History: The Bullet and the Ballot Box by Aditya Adhikari (Verso Books, London)
Adhikari’s book is firmly grounded in ideology. In order to relay this ‘Story of Nepal’s Maoist Revolution,’ Adhikari takes us back to the Panchayat days and explains the socio-political situation back then. Chapter One begins with these lines: “The Nepali monarch and the Chinese leaders of the 1960s were poles apart in their worldview.” So what influenced the Nepali Maoist leaders? What were their beliefs? What were the course of their lives? Methodical, chronological and comprehensive, The Bullet and the Ballot Box elucidates key events - the Holeri attacks, the battle of Beni, the royal coup - and players - Maoist leaders, Gyanendra, lives of comrades such as Devi Prasad Dhakal, and the couple ‘Nirmal’ and ‘Samikshya.’ In fact, the chapter titled ‘Among the Believers’ helps readers understand the mindset and yearnings of the people in the People’s War. The institution of marriage and its structure was radically adapted within the Maoist ideology. That example illustrates one of the progressive social goals of the Maoists. Launching in the US this Fall and in Nepal later in the year, the publishers’ note on The Bullet and the Ballot Box states: “An indispensable guide to Nepal’s recent history, the book also offers a fascinating case study of how communist ideology has been reinterpreted and translated into political action in the twenty-first century.”
Humanity: The Vanishing Act by Prawin Adhikari (Rupa Publications, India)

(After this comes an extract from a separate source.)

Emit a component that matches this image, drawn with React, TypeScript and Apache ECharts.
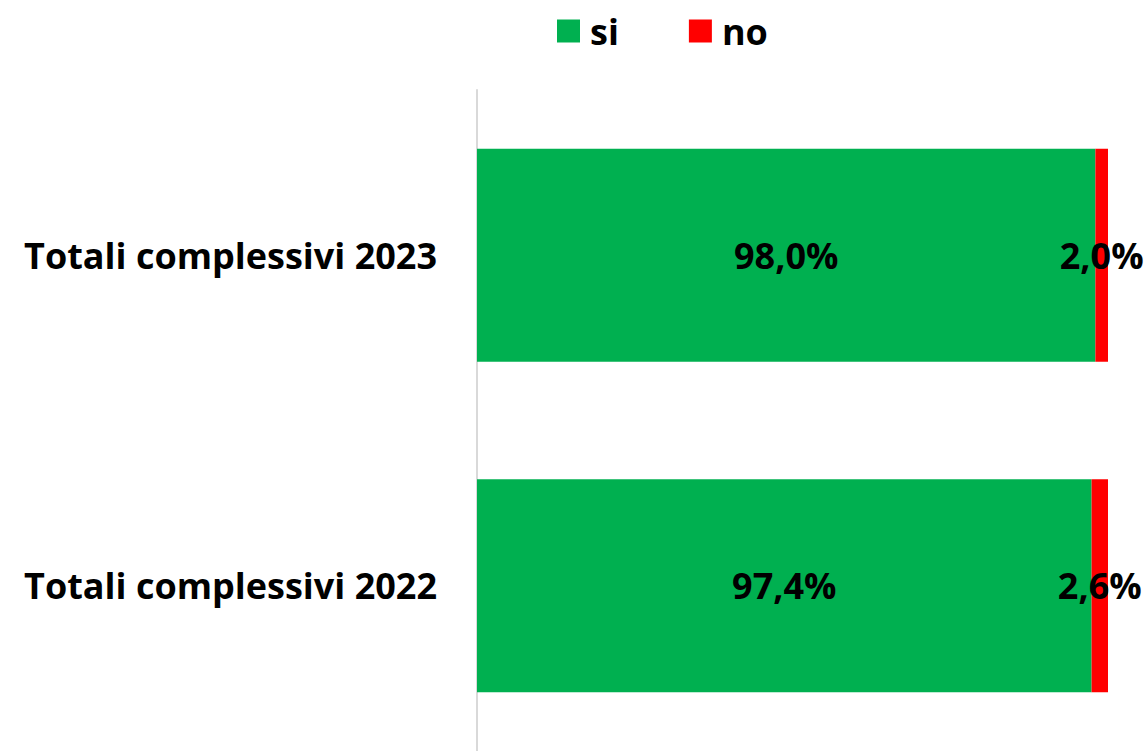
import React, { useEffect, useRef } from "react";
import * as echarts from "echarts";

const categories = ["Totali complessivi 2022", "Totali complessivi 2023"];
const siValues = [97.4, 98.0];
const noValues = [2.6, 2.0];

const FONT = "Open Sans";
const FS = 36;

const fmt = (v: number) => v.toFixed(1).replace(".", ",") + "%";

export default function App() {
  const ref = useRef<HTMLDivElement>(null);
  useEffect(() => {
    if (!ref.current) return;
    const chart = echarts.init(ref.current, undefined, { renderer: "svg" });
    const labelStyle = {
      show: true,
      position: "inside" as const,
      color: "#000",
      fontFamily: FONT,
      fontWeight: "bold" as const,
      fontSize: FS,
      formatter: (p: any) => fmt(p.value),
    };
    chart.setOption({
      animation: false,
      backgroundColor: "#fff",
      legend: {
        top: 8,
        left: 552,
        itemWidth: 23,
        itemHeight: 23,
        itemGap: 70,
        icon: "rect",
        textStyle: {
          fontFamily: FONT,
          fontWeight: "bold",
          fontSize: FS,
          color: "#000",
          padding: [0, 0, 0, 5],
        },
        data: ["si", "no"],
      },
      grid: { left: 477, right: 40, top: 90, height: 664, containLabel: false },
      xAxis: {
        type: "value",
        min: 0,
        max: 100,
        show: false,
      },
      yAxis: {
        type: "category",
        data: categories,
        axisLine: { show: true, lineStyle: { color: "#d9d9d9", width: 2 } },
        axisTick: { show: false },
        axisLabel: {
          margin: 40,
          color: "#000",
          fontFamily: FONT,
          fontWeight: "bold",
          fontSize: FS,
        },
        splitLine: { show: false },
      },
      series: [
        {
          name: "si",
          type: "bar",
          stack: "total",
          data: siValues,
          barCategoryGap: "35.5%",
          itemStyle: { color: "#00b050" },
          label: labelStyle,
        },
        {
          name: "no",
          type: "bar",
          stack: "total",
          data: noValues,
          itemStyle: { color: "#ff0000" },
          label: labelStyle,
        },
      ],
    });
    return () => chart.dispose();
  }, []);
  return (
    <div
      ref={ref}
      style={{ position: "fixed", left: 0, top: 0, width: 1148, height: 751 }}
    />
  );
}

To the triad above, I’m going to add Adhikari’s collection of short stories as the fourth nautical angle that will assist anyone navigating through Nepal. While the three aforementioned writers help us understand the revolution, and Nepal, mainly through social, historical and political lenses, Prawin Adhikari provides a much-needed humanistic reference point, hence somewhat completing the picture. In The Vanishing Act, we meet Nepalis going about their Nepali lives, whether in Abu Khaireni (a rural town), Kathmandu (the capital), or California (emigrants). A man employed by the Marsyangdi dam project, a wife who loses her way in the streets of Naya Bazaar, a rebel, a young student in the West. We witness Nepalis being nostalgic, making plans, contemplating, thinking about their lives and about Nepal. Through his craft and imagination, Adhikari has attempted to build a vivid and detailed portrait of Nepal, acquainting us to all those lives, showing us our diverse population, the Nepali souls that breathe, laugh and cry. Adhikari’s brilliant debut, which came out earlier this year, is integral to our country’s cultural landscape.